A typical pattern for these attacks emerged from the testimony of villagers in the Shoor Darya region of Faryab province. They reported that armed Uzbeks associated with the local Junbish faction took away their guns (but not those of other ethnic groups) in mid-November and proceeded to loot the villages thoroughly, violently taking livestock, stored grains, household goods, money and jewelry over the course of the next few weeks - a period one villager described as "forty days of terror." Villagers around Aibak, the capital of Samangan porvince, described an ongoing practice of detention and extortion of local Pashtuns by armed men linked with Junbish.

Junbish is not the only political faction whose gunmen have targeted Pashtuns.
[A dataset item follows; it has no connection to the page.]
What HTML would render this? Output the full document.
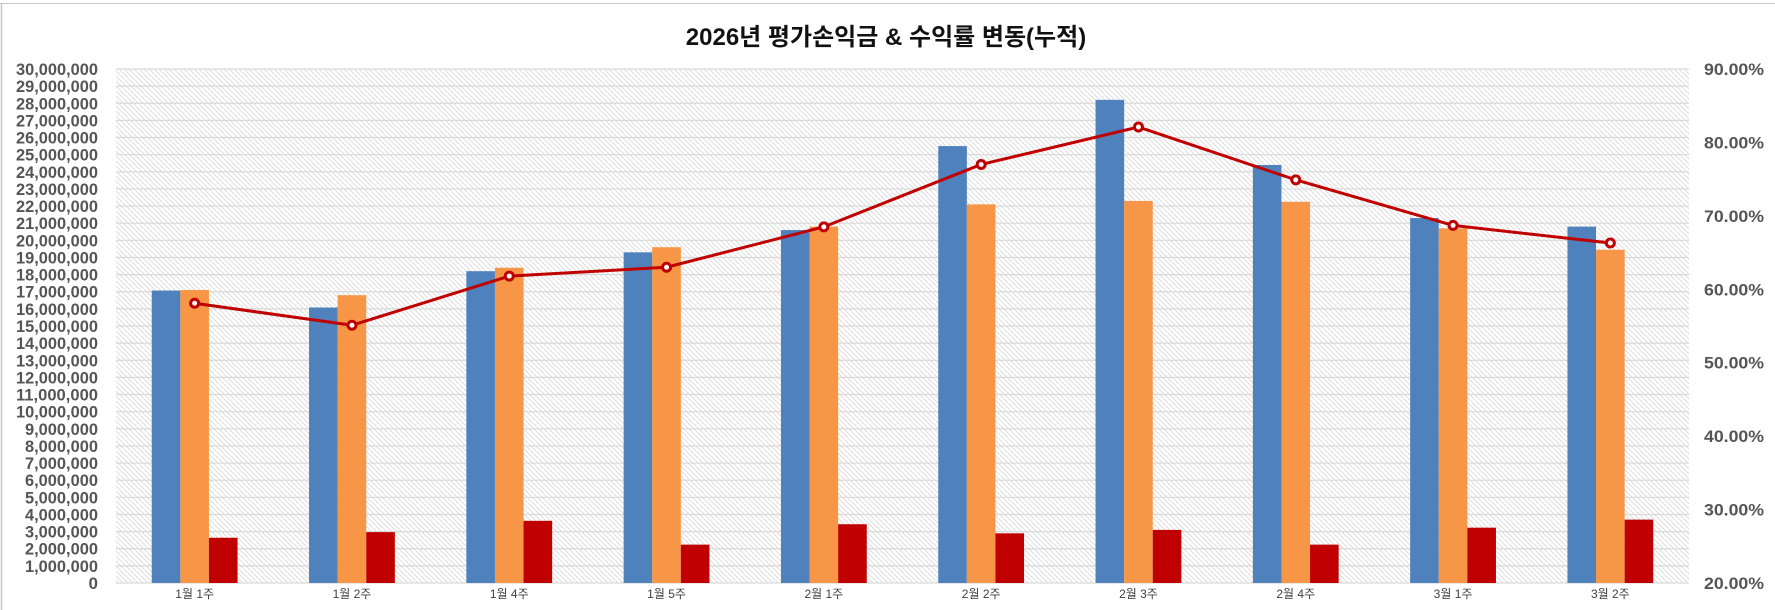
<!DOCTYPE html>
<html><head><meta charset="utf-8"><style>
html,body{margin:0;padding:0;background:#fff;}
svg{display:block;}
</style></head><body>
<svg width="1775" height="610" xmlns="http://www.w3.org/2000/svg" font-family="'Liberation Sans','Noto Sans CJK KR',sans-serif">
<defs>
<pattern id="h" width="5" height="5" patternUnits="userSpaceOnUse">
<rect width="5" height="5" fill="#fff"/>
<path d="M-1,-1 L6,6 M-1,4 L1,6 M4,-1 L6,1" stroke="#dadada" stroke-width="0.9"/>
</pattern>
</defs>
<rect width="1775" height="610" fill="#fff"/>
<line x1="0" y1="3.5" x2="1775" y2="3.5" stroke="#c8c8c8" stroke-width="1"/>
<line x1="1.5" y1="3" x2="1.5" y2="610" stroke="#c8c8c8" stroke-width="1.5"/>
<text x="886" y="45" text-anchor="middle" font-size="24" font-weight="bold" fill="#111">2026년 평가손익금 &amp; 수익률 변동(누적)</text>
<rect x="116" y="69" width="1573" height="514" fill="url(#h)"/>
<g id="grid" stroke="#d9d9d9" stroke-width="1.2"></g>
<g id="bars"></g>
<g id="lbl" font-size="17" font-weight="bold" fill="#555"></g>
<g id="cat" font-size="12" fill="#404040" text-anchor="middle"></g>
<g id="line"></g>
<script>
(function(){
var NS="http://www.w3.org/2000/svg";
function el(p,t,a,txt){var e=document.createElementNS(NS,t);for(var k in a)e.setAttribute(k,a[k]);if(txt!=null)e.textContent=txt;document.getElementById(p).appendChild(e);return e;}
var T=69,B=583,L=116,R=1689,H=B-T;
for(var i=0;i<=30;i++){var y=B-H*i/30;el("grid","line",{x1:L,x2:R,y1:y,y2:y});
var s=i==0?"0":(i+",000,000");var a={x:98,y:y+6,"text-anchor":"end"};if(i>=10){a.textLength=82;a.lengthAdjust="spacingAndGlyphs";}else if(i>0){a.textLength=73;a.lengthAdjust="spacingAndGlyphs";}el("lbl","text",a,s);}
for(var j=0;j<=7;j++){var y2=B-H*j/7;el("lbl","text",{x:1704,y:y2+6,textLength:60,lengthAdjust:"spacingAndGlyphs"},(20+j*10)+".00%");}
var cats=["1월 1주","1월 2주","1월 4주","1월 5주","2월 1주","2월 2주","2월 3주","2월 4주","3월 1주","3월 2주"];
var b=[17.07,16.08,18.2,19.3,20.6,25.5,28.2,24.4,21.3,20.8];
var o=[17.1,16.8,18.4,19.6,20.8,22.1,22.3,22.25,20.7,19.45];
var r=[2.64,2.97,3.63,2.24,3.43,2.9,3.1,2.24,3.23,3.7];
var p=[58.1,55.1,61.8,63.0,68.5,77.0,82.1,74.9,68.7,66.3];
var cw=(R-L)/10,bw=28.6,pts=[];
for(var i2=0;i2<10;i2++){var c=L+cw*(i2+0.5);
[[b[i2],"#4f81bd"],[o[i2],"#f79646"],[r[i2],"#c00000"]].forEach(function(v,k){var h=H*v[0]/30;el("bars","rect",{x:c-1.5*bw+k*bw,y:B-h,width:bw,height:h,fill:v[1]});});
el("cat","text",{x:c,y:598},cats[i2]);
pts.push([c,B-H*(p[i2]-20)/70]);}
el("line","polyline",{points:pts.map(function(q){return q.join(",")}).join(" "),fill:"none",stroke:"#c00000","stroke-width":3});
pts.forEach(function(q){el("line","circle",{cx:q[0],cy:q[1],r:4,fill:"#fff",stroke:"#c00000","stroke-width":3});});
})();
</script>
</svg>
</body></html>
Some of the most violent attacks occurred in the Chimtal district of Balkh province, where Hizb-i Wahdat forces were involved in several execution-style murders of Pashtun villagers. In Baghlan province Tajiks belonging to the Jamiat faction looted Pashtun homes in Nahrin district and the Kilagai valley.

Human Rights Watch also received testimony about widely prevalent sexual violence and abduction of women in northern Afghanistan. The testimony was especially striking because of social taboos against discussing such issues. While many women were subject to violence due to the general insecurity in the north, Pashtun women seemed especially singled out for attacks. In central Balkh province, Wahdat and Junbish factions targeted Pashtun women for sexual violence, after women in their own communities suffered similar attacks in the past.

In some areas the most severe violence has subsided. But Human Rights Watch encountered several serious recent incidents of looting and violence in northern Afghanistan. Commanders whose forces were associated with the abuses in Faryab were subsequently removed by Gen. Abdul Rashid Dostum, an action that appears to have contributed to a decrease in violence against local Pashtuns, but in other areas, abusive commanders and forces continued to act without restraint or reprimand. Violence is also acute in areas where political factions are currently contesting authority, for instance in and around Mazar-i Sharif, where all three political groups are active.

"The factions clearly can stop the abuses by their local troops when they choose to," Bouckaert said. "But given their past record, it would be foolhardy to rely on them to restore security and protect human rights."

The interim authority's capacity for addressing the violence is also limited. In a positive development, Hamid Karzai, the chairman of Afghanistan's Interim Administration, last week appointed a three-person independent commission to investigate claims of discrimination against ethnic minorities in northern Afghanistan. Some initial missteps nothwithstanding, commission members appeared to be taking their fact-finding task very seriously, but it remained unclear what impact their work would have.

Human Rights Watch warned that the anti-Pashtun violence could threaten the success of refugee repatriation. It could also undermine the Loya Jirga process, by which the interim authority will be replaced with a more permanent government. Under the Bonn Agreement, an emergency Loya Jirga or assembly will meet in June 2002. That body will choose a head of state to lead Afghanistan until a more representative government can be elected.

Human Rights Watch intends to release a fuller report of its findings in northern Afghanistan in the near future.